A single number is the answer here: how many lines of the entries contain "with"?

Information provided:
(begin)
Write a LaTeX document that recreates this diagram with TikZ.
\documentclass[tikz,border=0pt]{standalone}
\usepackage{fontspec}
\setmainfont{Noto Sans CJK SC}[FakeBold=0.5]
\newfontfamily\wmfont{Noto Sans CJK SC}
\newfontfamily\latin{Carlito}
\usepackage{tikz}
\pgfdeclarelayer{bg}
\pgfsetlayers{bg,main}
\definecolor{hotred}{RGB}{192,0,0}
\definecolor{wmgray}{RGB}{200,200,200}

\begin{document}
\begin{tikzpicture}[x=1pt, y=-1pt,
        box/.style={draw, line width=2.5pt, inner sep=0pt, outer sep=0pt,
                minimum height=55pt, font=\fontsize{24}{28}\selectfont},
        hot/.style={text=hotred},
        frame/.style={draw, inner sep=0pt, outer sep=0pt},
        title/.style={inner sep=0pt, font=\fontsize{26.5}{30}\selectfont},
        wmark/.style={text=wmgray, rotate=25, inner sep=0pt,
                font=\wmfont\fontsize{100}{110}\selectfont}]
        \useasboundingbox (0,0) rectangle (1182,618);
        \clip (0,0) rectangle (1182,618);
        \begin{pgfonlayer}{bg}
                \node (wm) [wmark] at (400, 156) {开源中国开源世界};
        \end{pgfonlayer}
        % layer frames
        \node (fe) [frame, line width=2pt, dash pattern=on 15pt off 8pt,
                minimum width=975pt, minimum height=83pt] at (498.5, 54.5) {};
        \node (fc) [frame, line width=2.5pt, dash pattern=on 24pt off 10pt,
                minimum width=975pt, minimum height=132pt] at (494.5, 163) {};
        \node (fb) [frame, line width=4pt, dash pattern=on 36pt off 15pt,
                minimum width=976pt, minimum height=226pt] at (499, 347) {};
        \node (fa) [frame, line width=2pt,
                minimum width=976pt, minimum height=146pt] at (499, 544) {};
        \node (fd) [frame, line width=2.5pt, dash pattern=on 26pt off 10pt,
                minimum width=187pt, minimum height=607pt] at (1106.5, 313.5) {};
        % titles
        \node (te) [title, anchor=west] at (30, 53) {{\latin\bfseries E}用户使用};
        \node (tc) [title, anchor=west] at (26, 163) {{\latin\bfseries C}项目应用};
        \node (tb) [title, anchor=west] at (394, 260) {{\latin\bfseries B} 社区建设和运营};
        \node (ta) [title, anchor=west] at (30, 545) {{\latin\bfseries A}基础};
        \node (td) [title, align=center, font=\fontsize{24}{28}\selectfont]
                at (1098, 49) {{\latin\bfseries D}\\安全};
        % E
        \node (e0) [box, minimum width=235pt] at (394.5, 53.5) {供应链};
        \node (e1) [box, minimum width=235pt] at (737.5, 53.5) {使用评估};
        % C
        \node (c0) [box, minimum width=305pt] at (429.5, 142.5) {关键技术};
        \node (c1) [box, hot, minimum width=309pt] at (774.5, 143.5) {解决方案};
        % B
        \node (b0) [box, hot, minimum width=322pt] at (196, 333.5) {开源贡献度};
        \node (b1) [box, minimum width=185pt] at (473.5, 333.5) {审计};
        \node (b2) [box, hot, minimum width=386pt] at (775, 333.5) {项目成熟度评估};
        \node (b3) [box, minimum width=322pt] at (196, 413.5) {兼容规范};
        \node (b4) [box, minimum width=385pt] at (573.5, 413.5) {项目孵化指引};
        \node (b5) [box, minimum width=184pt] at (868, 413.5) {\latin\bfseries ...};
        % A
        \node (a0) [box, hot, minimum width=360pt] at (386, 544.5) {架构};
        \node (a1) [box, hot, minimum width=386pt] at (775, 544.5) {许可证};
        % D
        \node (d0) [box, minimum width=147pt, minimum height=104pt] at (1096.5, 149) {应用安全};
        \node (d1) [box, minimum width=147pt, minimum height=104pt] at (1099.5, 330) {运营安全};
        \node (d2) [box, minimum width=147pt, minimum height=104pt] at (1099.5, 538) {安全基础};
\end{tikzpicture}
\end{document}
(end)
(begin)
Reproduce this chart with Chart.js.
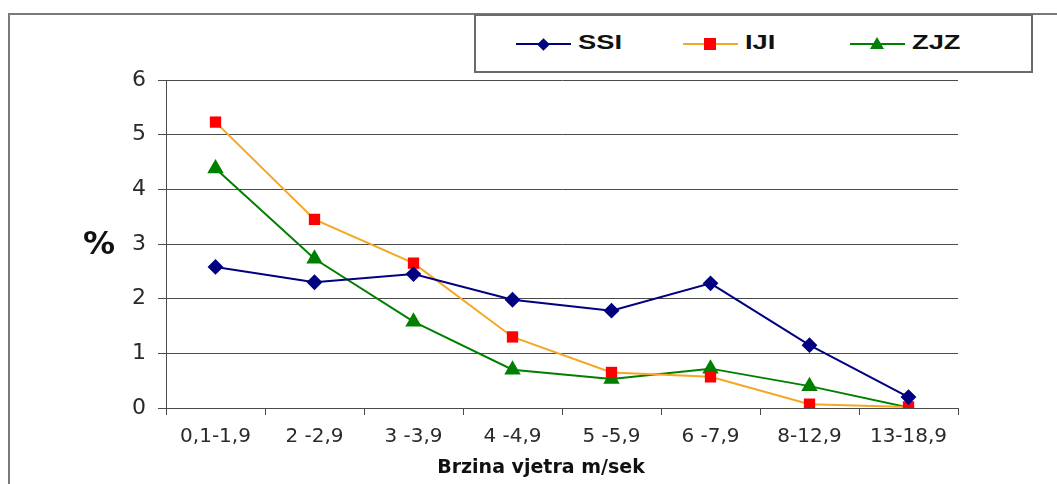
(end)
(begin)
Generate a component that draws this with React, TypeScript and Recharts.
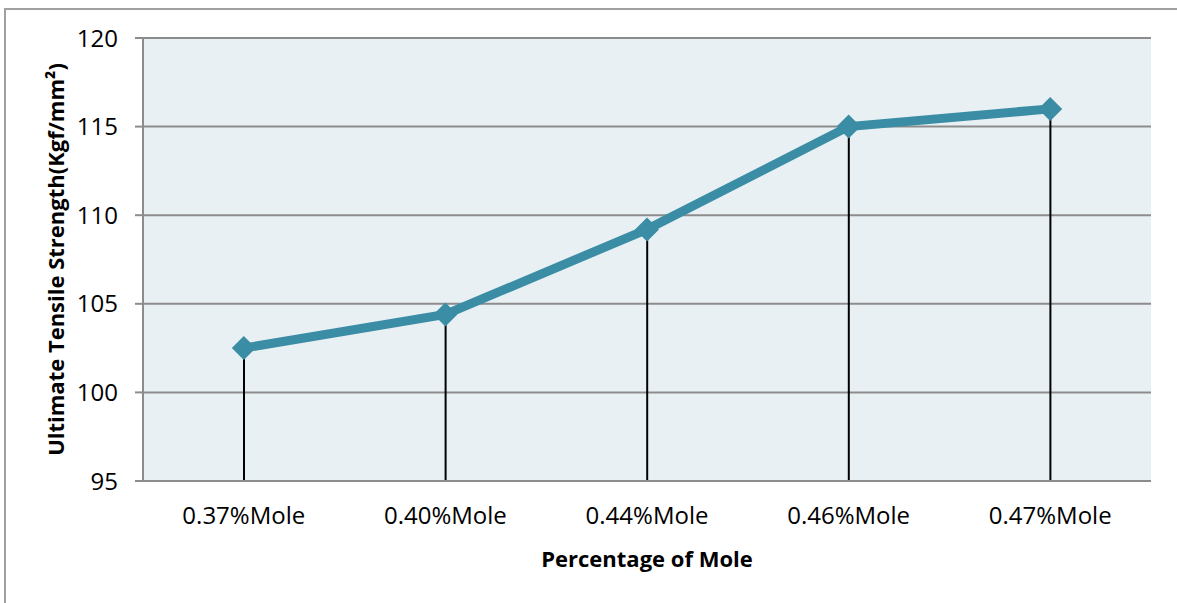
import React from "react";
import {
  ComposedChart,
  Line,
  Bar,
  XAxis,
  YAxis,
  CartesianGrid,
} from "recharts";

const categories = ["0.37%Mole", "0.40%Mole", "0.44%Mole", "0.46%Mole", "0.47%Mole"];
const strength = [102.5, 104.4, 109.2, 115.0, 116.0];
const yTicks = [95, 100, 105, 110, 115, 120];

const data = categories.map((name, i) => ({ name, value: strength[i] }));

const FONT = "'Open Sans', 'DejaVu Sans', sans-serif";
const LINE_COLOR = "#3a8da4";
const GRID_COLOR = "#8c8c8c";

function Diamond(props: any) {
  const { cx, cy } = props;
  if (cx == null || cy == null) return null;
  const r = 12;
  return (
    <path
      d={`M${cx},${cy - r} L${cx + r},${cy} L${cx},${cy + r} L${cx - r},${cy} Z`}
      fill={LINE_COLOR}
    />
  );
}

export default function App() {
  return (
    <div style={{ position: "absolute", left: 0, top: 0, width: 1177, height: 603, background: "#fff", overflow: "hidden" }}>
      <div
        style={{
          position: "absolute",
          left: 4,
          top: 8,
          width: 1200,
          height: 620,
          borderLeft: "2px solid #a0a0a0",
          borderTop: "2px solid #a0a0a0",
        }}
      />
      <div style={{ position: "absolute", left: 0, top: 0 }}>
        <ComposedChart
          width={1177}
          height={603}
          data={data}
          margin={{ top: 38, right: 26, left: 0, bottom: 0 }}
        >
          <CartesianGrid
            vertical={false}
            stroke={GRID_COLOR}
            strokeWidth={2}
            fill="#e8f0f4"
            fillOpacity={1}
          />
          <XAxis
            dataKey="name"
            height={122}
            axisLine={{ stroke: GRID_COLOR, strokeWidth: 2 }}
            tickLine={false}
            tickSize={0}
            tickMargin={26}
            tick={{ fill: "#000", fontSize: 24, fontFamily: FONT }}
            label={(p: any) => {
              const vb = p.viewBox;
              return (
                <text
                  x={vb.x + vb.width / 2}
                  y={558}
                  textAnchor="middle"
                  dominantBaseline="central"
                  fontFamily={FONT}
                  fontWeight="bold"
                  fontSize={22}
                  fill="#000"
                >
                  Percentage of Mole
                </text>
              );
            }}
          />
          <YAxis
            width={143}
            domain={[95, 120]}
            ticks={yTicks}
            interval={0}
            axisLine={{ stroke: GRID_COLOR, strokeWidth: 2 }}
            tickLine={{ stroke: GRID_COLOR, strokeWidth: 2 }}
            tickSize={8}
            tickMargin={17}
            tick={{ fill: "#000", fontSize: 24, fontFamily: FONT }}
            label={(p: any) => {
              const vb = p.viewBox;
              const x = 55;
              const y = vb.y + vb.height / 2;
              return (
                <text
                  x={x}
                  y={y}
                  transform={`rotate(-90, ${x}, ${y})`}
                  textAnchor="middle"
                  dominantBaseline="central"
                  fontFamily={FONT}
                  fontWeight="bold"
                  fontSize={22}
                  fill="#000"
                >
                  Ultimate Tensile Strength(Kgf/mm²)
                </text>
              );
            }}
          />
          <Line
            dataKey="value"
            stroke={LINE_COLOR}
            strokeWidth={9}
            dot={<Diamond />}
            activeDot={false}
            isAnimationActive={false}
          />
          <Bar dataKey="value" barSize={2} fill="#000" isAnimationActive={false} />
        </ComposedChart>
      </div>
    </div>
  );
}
(end)
Solution for this task: 3